AIM
Set down the lines that begin at the top of the records and end with the line containing "CAM = fit_camera()", and drop every picture.

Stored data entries
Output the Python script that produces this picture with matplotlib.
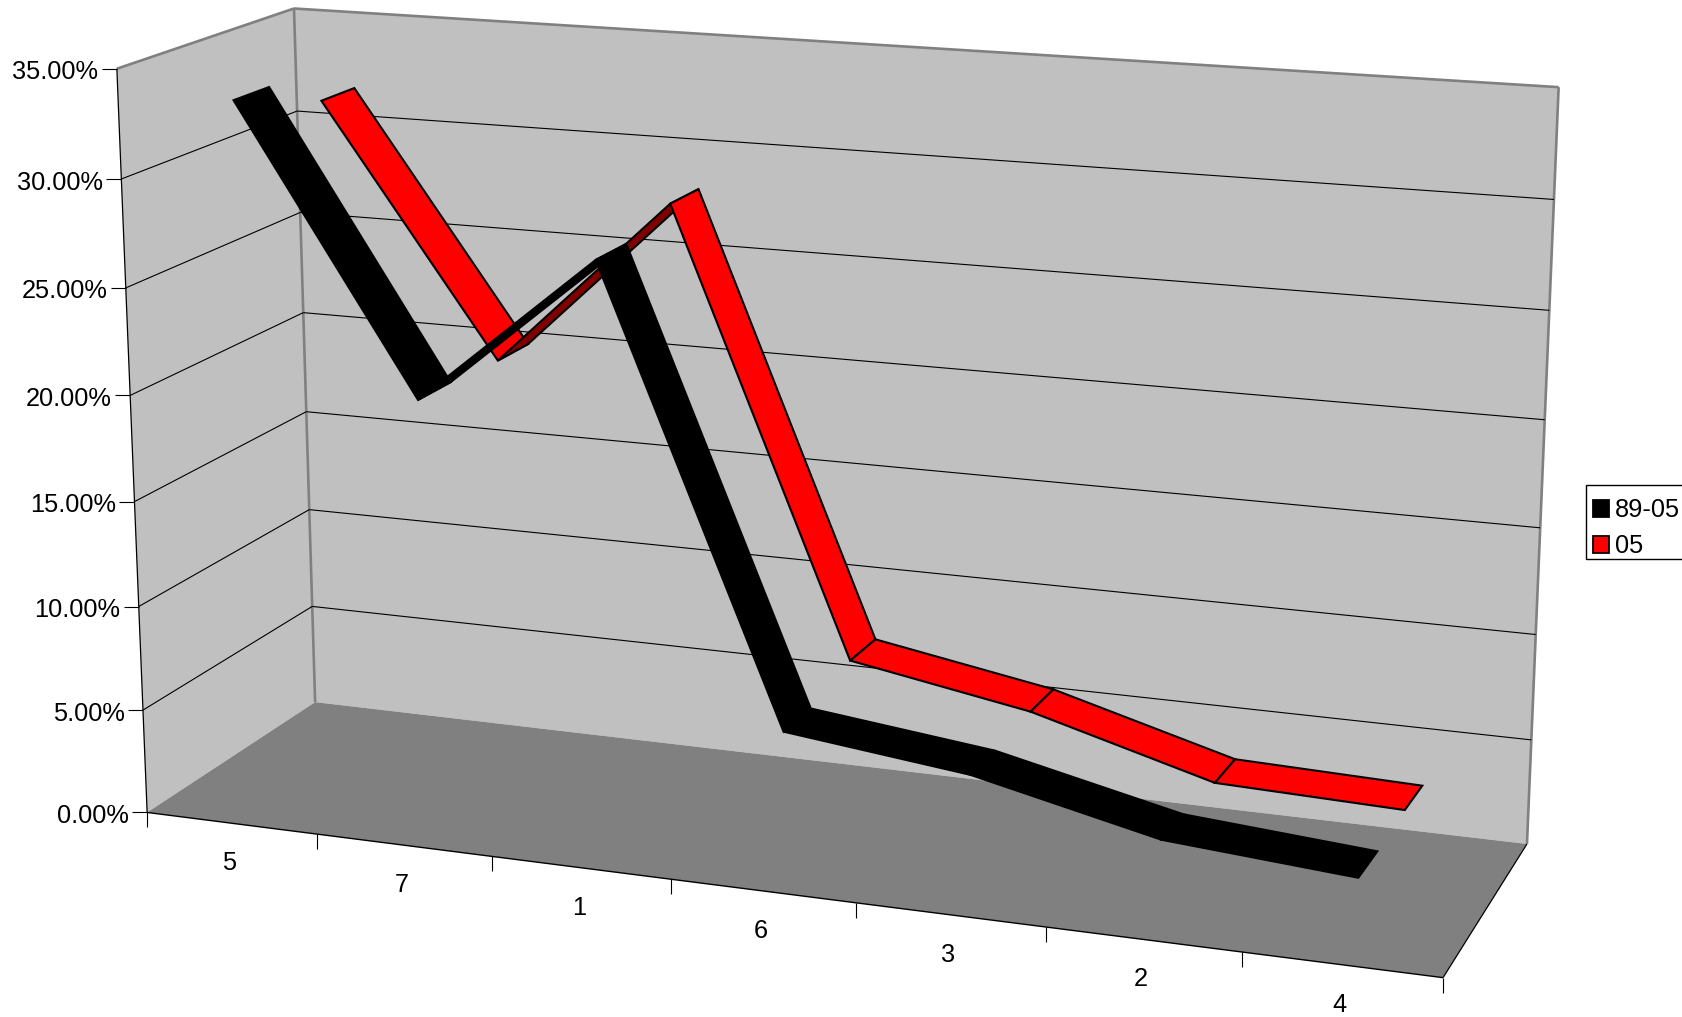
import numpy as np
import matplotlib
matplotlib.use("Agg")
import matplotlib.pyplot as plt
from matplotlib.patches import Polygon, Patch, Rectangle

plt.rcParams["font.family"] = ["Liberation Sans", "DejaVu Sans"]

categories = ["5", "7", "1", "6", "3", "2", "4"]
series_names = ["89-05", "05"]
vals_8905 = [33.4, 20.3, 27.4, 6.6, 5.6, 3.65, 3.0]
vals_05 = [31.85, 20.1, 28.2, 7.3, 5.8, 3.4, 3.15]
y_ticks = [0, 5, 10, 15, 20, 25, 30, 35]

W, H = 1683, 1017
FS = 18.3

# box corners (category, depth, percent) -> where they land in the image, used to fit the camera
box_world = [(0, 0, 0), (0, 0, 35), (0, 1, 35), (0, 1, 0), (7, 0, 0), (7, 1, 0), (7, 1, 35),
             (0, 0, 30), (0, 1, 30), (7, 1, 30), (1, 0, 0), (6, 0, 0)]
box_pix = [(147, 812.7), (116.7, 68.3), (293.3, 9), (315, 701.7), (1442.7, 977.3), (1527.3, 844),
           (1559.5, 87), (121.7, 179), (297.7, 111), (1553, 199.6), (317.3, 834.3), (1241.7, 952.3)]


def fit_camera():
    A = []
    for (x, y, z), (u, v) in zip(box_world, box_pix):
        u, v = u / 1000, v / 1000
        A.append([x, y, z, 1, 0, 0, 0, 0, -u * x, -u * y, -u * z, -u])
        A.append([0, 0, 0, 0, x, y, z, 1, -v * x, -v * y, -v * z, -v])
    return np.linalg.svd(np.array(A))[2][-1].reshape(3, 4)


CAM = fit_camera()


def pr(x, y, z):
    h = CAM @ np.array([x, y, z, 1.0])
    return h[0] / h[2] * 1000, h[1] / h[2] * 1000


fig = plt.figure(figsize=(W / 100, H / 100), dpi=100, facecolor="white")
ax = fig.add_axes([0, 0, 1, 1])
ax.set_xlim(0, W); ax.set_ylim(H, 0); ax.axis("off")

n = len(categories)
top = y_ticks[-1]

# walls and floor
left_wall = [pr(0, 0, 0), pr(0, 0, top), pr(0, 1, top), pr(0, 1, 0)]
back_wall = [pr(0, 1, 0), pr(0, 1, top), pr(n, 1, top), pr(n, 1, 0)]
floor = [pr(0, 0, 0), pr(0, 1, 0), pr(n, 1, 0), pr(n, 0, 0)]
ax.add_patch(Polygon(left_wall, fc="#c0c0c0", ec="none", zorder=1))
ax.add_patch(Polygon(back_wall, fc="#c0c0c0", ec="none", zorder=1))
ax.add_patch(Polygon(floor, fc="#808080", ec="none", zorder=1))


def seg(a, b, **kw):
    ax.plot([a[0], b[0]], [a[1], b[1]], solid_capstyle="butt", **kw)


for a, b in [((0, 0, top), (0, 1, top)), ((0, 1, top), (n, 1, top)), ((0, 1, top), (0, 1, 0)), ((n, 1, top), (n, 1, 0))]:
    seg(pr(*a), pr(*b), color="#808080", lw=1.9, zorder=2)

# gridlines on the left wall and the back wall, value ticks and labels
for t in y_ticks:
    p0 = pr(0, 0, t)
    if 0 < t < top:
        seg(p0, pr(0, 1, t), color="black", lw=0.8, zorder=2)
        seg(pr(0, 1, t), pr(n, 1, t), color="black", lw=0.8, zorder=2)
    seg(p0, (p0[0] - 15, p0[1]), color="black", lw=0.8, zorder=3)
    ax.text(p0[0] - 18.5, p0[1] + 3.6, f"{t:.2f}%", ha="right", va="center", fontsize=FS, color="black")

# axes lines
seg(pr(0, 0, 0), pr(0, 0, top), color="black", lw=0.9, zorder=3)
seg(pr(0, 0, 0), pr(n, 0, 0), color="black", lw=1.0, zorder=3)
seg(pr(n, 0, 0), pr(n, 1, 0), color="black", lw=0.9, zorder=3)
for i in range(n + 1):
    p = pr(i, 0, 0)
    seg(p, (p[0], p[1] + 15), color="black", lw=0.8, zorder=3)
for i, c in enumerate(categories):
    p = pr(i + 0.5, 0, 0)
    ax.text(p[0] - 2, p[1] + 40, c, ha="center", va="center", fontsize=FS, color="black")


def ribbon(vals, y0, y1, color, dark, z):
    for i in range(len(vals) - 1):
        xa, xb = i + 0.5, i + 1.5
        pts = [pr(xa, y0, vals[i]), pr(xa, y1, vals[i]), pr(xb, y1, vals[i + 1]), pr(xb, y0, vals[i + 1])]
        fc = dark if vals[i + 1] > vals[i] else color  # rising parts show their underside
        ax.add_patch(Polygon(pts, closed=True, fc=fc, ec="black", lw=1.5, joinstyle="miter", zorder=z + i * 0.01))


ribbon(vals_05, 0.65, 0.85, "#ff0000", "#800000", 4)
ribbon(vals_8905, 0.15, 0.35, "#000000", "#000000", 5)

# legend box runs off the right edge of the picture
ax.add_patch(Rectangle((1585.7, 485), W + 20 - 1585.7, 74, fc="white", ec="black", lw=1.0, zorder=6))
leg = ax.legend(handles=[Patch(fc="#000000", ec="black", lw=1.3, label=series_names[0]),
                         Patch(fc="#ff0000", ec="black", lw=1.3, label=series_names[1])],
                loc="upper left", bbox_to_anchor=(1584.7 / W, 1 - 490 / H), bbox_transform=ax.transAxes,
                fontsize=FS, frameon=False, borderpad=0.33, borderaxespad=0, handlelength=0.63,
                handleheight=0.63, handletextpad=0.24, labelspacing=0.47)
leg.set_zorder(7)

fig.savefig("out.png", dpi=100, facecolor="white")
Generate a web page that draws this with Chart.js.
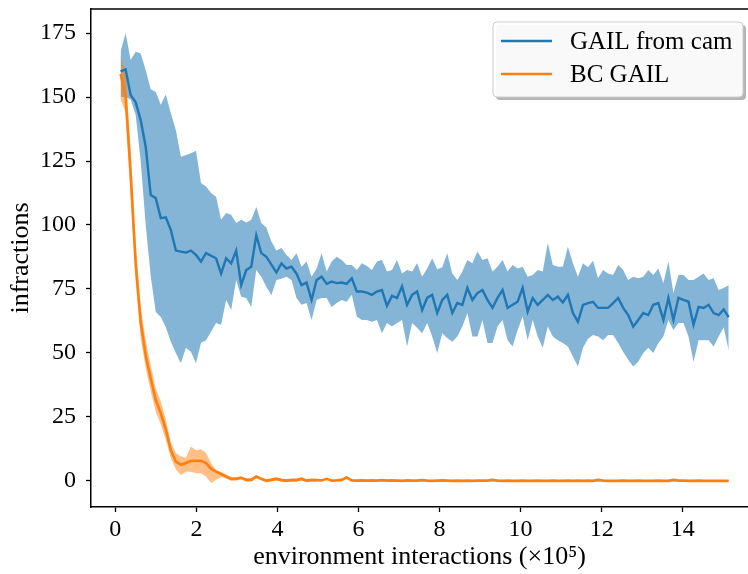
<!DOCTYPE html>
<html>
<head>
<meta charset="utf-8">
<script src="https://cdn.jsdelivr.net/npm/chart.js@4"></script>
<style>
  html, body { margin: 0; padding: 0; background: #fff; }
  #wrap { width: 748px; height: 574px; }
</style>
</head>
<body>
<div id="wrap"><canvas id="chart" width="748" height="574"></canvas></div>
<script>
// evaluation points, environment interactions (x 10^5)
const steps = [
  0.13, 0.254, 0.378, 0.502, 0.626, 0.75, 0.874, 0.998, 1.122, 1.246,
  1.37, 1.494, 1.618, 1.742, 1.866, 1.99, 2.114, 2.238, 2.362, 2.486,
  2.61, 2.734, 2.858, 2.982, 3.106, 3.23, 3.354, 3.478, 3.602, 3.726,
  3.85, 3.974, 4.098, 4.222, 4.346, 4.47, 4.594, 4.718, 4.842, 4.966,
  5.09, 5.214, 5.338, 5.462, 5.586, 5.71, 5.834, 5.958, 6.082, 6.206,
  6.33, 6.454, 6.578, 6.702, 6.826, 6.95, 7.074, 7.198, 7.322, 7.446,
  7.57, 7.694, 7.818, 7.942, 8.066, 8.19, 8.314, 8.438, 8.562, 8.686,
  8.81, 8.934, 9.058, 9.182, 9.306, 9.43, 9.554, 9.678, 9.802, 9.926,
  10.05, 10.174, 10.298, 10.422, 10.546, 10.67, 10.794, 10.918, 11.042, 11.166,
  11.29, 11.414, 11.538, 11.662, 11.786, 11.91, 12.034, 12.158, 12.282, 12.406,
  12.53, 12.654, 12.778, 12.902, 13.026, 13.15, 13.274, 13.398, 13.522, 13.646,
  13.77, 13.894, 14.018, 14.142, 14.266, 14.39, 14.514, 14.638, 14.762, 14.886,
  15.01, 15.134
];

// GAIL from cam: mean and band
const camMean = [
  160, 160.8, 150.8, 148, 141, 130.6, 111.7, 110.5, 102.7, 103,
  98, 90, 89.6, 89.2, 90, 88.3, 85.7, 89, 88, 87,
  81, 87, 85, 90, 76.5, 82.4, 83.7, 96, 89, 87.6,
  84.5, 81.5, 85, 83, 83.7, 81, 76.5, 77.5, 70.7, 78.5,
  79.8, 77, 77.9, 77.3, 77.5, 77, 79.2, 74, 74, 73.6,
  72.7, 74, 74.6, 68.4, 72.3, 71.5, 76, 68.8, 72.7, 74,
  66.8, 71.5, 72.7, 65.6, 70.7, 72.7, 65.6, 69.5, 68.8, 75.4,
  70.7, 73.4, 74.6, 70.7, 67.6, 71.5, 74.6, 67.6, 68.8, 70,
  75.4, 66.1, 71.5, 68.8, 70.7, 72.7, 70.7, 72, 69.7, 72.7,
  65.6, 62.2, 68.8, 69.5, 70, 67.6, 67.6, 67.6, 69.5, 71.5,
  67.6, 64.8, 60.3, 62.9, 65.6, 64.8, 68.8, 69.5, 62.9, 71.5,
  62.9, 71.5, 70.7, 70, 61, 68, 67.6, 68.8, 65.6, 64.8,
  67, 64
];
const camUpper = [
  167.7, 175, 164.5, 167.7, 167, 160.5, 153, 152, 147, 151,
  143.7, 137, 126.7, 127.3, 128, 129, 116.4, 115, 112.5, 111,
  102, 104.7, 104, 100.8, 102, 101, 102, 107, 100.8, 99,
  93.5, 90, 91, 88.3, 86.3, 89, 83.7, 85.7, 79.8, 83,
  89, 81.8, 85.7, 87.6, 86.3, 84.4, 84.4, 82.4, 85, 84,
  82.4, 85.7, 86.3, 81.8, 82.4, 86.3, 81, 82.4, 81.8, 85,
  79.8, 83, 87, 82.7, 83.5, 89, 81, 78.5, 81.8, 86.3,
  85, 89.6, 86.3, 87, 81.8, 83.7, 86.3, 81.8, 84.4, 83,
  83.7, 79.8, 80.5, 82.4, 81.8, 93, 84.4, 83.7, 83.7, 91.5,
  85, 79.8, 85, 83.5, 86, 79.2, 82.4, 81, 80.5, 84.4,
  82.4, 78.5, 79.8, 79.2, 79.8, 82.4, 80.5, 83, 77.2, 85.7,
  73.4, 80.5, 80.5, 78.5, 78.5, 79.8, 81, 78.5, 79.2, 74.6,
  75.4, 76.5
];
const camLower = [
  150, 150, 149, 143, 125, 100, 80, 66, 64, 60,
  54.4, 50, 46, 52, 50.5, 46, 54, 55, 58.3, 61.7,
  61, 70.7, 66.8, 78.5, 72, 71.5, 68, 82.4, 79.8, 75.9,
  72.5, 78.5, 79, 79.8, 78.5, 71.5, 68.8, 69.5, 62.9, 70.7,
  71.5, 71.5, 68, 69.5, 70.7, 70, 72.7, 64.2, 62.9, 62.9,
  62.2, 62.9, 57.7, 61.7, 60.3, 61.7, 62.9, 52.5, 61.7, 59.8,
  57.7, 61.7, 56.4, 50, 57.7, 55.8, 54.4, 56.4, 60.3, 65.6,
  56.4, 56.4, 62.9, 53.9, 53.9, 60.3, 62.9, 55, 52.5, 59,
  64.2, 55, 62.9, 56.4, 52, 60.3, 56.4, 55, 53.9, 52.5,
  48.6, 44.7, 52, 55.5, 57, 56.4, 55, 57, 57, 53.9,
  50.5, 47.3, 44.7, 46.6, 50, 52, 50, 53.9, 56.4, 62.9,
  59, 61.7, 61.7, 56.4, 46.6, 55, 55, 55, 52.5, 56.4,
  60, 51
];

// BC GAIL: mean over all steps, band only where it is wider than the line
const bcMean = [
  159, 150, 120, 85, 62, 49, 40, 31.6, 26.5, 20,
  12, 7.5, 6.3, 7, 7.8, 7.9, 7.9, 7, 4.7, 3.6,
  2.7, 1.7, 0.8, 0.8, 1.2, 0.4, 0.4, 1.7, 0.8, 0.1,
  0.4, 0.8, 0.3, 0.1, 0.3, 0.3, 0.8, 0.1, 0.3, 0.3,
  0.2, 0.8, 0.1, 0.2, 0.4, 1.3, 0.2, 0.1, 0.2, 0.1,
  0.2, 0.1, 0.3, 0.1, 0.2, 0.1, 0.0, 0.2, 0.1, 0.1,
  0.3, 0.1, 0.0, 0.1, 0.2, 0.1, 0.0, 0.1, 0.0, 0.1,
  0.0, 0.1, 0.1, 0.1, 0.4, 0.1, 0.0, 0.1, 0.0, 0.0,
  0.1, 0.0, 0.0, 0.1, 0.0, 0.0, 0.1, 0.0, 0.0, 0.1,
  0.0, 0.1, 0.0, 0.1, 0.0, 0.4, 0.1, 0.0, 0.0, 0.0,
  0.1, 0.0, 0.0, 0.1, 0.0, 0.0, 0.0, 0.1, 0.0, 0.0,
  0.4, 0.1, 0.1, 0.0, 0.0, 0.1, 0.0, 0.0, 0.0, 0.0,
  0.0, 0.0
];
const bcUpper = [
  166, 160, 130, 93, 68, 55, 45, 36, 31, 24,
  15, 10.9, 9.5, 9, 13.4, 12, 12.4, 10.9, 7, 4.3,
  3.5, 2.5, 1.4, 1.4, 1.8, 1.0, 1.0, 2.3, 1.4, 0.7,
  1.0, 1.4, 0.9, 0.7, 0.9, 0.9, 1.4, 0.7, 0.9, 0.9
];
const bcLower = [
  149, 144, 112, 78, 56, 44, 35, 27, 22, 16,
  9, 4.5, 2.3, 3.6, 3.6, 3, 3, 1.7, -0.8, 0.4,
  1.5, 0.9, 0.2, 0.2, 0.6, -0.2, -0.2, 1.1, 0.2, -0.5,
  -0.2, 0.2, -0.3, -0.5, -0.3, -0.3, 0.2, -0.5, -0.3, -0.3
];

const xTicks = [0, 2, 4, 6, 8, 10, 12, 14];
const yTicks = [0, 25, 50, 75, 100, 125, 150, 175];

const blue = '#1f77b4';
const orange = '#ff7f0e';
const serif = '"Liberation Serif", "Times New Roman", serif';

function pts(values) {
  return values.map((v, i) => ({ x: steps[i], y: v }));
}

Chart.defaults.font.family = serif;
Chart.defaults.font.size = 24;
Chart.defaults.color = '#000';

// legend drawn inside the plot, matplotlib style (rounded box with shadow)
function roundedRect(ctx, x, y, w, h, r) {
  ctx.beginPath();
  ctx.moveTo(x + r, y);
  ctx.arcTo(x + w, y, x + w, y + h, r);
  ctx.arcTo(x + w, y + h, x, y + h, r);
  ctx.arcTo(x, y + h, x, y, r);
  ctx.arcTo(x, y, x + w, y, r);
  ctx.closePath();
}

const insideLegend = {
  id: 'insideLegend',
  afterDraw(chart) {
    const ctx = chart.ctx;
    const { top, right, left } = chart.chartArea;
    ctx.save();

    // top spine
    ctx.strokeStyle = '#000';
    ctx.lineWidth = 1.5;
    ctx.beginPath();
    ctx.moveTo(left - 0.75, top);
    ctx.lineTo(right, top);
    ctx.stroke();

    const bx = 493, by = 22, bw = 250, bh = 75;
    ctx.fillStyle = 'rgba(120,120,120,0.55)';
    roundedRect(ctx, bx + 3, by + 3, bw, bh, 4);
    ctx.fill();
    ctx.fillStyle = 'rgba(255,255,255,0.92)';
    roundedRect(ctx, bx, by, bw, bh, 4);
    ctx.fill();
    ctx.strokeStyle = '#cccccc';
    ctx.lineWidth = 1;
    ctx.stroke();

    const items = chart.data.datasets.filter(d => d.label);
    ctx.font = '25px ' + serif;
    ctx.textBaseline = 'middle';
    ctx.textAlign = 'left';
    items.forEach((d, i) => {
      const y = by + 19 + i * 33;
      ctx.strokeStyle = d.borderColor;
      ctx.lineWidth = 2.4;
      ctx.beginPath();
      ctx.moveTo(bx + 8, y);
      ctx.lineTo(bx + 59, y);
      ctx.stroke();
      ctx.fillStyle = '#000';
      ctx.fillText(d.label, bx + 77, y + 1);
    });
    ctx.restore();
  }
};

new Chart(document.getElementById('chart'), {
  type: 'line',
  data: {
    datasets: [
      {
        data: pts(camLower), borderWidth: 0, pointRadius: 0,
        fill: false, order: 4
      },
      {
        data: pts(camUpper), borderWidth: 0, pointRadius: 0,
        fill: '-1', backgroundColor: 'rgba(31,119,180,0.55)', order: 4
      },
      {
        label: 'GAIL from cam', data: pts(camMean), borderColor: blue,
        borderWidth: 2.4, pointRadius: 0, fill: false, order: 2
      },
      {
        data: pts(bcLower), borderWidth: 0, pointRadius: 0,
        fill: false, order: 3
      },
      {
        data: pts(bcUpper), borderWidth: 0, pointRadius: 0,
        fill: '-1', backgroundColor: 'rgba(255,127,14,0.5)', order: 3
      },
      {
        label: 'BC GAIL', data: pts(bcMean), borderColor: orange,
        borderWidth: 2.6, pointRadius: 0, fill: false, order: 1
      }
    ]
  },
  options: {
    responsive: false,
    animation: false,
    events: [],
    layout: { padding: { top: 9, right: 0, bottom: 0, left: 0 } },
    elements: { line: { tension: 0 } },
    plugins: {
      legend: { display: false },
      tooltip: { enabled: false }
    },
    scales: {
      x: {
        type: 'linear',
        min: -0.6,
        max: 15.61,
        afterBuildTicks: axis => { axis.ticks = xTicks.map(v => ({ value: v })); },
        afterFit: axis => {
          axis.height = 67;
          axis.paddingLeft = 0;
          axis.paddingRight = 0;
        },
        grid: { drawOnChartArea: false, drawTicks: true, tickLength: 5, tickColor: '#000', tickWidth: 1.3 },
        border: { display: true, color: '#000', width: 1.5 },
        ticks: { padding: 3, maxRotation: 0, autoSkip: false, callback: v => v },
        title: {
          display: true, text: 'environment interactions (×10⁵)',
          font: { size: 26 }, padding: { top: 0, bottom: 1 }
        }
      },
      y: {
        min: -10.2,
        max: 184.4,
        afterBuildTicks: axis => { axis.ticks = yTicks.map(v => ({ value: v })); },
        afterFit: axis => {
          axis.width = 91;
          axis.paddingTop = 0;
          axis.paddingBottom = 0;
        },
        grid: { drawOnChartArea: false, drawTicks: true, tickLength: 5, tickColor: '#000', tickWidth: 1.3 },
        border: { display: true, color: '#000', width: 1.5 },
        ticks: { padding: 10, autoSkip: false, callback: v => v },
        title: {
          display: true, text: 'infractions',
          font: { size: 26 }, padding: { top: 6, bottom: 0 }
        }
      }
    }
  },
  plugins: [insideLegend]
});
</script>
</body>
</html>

TASK SOLUTION
Output the Python script that produces this picture with matplotlib.
import numpy as np
import matplotlib
matplotlib.use("Agg")
import matplotlib.pyplot as plt
from matplotlib.patches import Polygon, Patch, Rectangle

plt.rcParams["font.family"] = ["Liberation Sans", "DejaVu Sans"]

categories = ["5", "7", "1", "6", "3", "2", "4"]
series_names = ["89-05", "05"]
vals_8905 = [33.4, 20.3, 27.4, 6.6, 5.6, 3.65, 3.0]
vals_05 = [31.85, 20.1, 28.2, 7.3, 5.8, 3.4, 3.15]
y_ticks = [0, 5, 10, 15, 20, 25, 30, 35]

W, H = 1683, 1017
FS = 18.3

# box corners (category, depth, percent) -> where they land in the image, used to fit the camera
box_world = [(0, 0, 0), (0, 0, 35), (0, 1, 35), (0, 1, 0), (7, 0, 0), (7, 1, 0), (7, 1, 35),
             (0, 0, 30), (0, 1, 30), (7, 1, 30), (1, 0, 0), (6, 0, 0)]
box_pix = [(147, 812.7), (116.7, 68.3), (293.3, 9), (315, 701.7), (1442.7, 977.3), (1527.3, 844),
           (1559.5, 87), (121.7, 179), (297.7, 111), (1553, 199.6), (317.3, 834.3), (1241.7, 952.3)]


def fit_camera():
    A = []
    for (x, y, z), (u, v) in zip(box_world, box_pix):
        u, v = u / 1000, v / 1000
        A.append([x, y, z, 1, 0, 0, 0, 0, -u * x, -u * y, -u * z, -u])
        A.append([0, 0, 0, 0, x, y, z, 1, -v * x, -v * y, -v * z, -v])
    return np.linalg.svd(np.array(A))[2][-1].reshape(3, 4)


CAM = fit_camera()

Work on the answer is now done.